Eliot is believable as an ordinary man re-evaluating his life and sad at the feeling that his wife and sons have formed a bond that somehow excludes him and which he doesn’t know how to bridge.  Herron does well at showing him as a man whose desire for Louise is more for what she represents than her as a person and I thought it was particularly good where he shows Eliot realising that he is incapable of being the hero and the best he can do is survive and try to protect his boys.  Judy is, like Sam, more of a sketch than a rounded character in her own right – bitter and furious at her husband who died leaving debts that left her in greatly reduced circumstances that forced her to get a job as a cleaner to make ends meet.  The interplay between the hostages – and especially their differing ends – increases the tension, not least because Jaime has only the barest idea of what it is he’s looking for.

This brings me onto Ben whose role in the book is to join Jaime in providing exposition on Miro’s and the money’s disappearance and what exactly Miro was doing at the time.  In the hands of another writer, this would have been clunky but Herron keeps the backstory working well and Ben’s blasé ladies’ man and back room calculator monkey shtick gives an insight into some of the darkest doings of the UK secret service.  Herron is at his most damning when discussing the money going into (and mostly out of) Iraq and I got a sense that this was a specific cause for him.  Particularly good is the fact that he draws attention to the somewhat chaotic world we were in back in 2007 and the pressures on the police and security services following 7/7 and the shooting of Jean Charles de Menezes.

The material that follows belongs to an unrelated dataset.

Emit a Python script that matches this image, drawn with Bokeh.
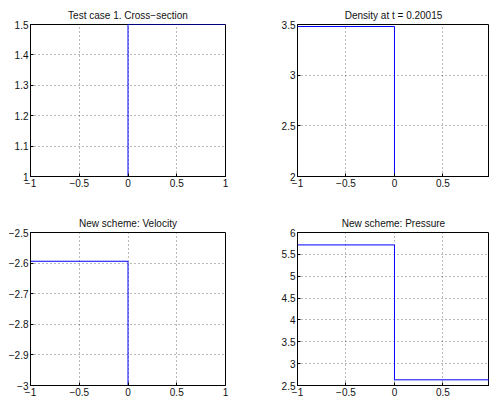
from bokeh.plotting import figure
from bokeh.models import FixedTicker, Range1d
from bokeh.layouts import column, row
from bokeh.embed import file_html
from bokeh.resources import INLINE

# ---- data ----
x_steps = [-1.0, 0.0, 1.0]
x_ticks = [-1, -0.5, 0, 0.5, 1]

titles = ["Test case 1. Cross\u2212section", "Density at t = 0.20015",
          "New scheme: Velocity", "New scheme: Pressure"]

cross_vals = [1.0, 1.5, 1.5]
dens_vals = [3.48, 2.0, 2.0]
vel_vals = [-2.594, -3.0, -3.0]
pres_vals = [5.716, 2.63, 2.63]

cross_ticks = [1, 1.1, 1.2, 1.3, 1.4, 1.5]
dens_ticks = [2, 2.5, 3, 3.5]
vel_ticks = [-3, -2.9, -2.8, -2.7, -2.6, -2.5]
pres_ticks = [2.5, 3, 3.5, 4, 4.5, 5, 5.5, 6]

FONT = "Liberation Sans"


def fmt(v):
    s = ("%.2f" % abs(v)).rstrip("0").rstrip(".")
    if s == "":
        s = "0"
    return ("\u2212" + s) if v < 0 else s


def style_axis(ax, ticks, standoff):
    ax.ticker = FixedTicker(ticks=ticks)
    ax.major_label_overrides = {float(t): fmt(t) for t in ticks}
    ax.major_tick_in = 3
    ax.major_tick_out = 0
    ax.minor_tick_line_color = None
    ax.axis_line_color = "black"
    ax.axis_line_width = 1
    ax.major_tick_line_color = "black"
    ax.major_label_text_font = FONT
    ax.major_label_text_color = "#111111"
    ax.major_label_standoff = standoff
    ax.major_label_text_font_size = "10px"


def panel(title, yvals, yticks, x_end, w, h, bl, br, bt, bb):
    p = figure(width=w, height=h, output_backend="svg", toolbar_location=None,
               x_range=Range1d(-1, x_end), y_range=Range1d(yticks[0], yticks[-1]),
               min_border_left=bl, min_border_right=br, min_border_top=bt,
               min_border_bottom=bb)
    p.outline_line_color = "black"
    p.outline_line_width = 1
    p.outline_line_alpha = 1
    p.title.text = title
    p.title.align = "center"
    p.title.text_font = FONT
    p.title.text_font_size = "10px"
    p.title.text_font_style = "normal"
    p.title.text_color = "#111111"
    p.title.standoff = 7
    p.title.offset = 0
    style_axis(p.xaxis[0], x_ticks, 2)
    style_axis(p.yaxis[0], yticks, 2)
    for g in (p.xgrid[0], p.ygrid[0]):
        g.grid_line_color = "black"
        g.grid_line_alpha = 0.55
        g.grid_line_dash = "1 3"
        g.grid_line_width = 1
    p.xgrid[0].ticker = FixedTicker(ticks=x_ticks)
    p.ygrid[0].ticker = FixedTicker(ticks=yticks)
    p.step(x_steps, yvals, mode="after", line_color="#0000ff", line_width=1.0)
    return p


p1 = panel(titles[0], cross_vals, cross_ticks, 1.0, 245, 200, 30, 20, 23, 24)
p2 = panel(titles[1], dens_vals, dens_ticks, 0.98, 244, 200, 52, 0, 24, 24)
p3 = panel(titles[2], vel_vals, vel_ticks, 1.0, 245, 203, 30, 20, 32, 18)
p4 = panel(titles[3], pres_vals, pres_ticks, 0.98, 244, 203, 52, 0, 32, 18)

layout = column(row(p1, p2), row(p3, p4))
open("out.html", "w").write(file_html(layout, INLINE))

Although the pacing of the book worked for me (as did the conceit of having this all unfold within one day), Herron’s decision to have a slight overlap in scene recapping as he switches from character to character did create a degree of repetition that sometimes risked slowing things down.  I was also rather cool on the omniscient (and nameless) narrator who appears at the start of the book because I couldn’t work out where they fit in with the story or how they knew what they knew.  There are plenty of red herrings and misdirection with the plot and although I had guessed some of the final reveals, there was still enough to keep me surprised.

All in all, despite some minor concerns I thoroughly enjoyed this book and I think it would be perfect for anyone who’s a fan of the JACKSON LAMB SERIES and wants to see more set in that world.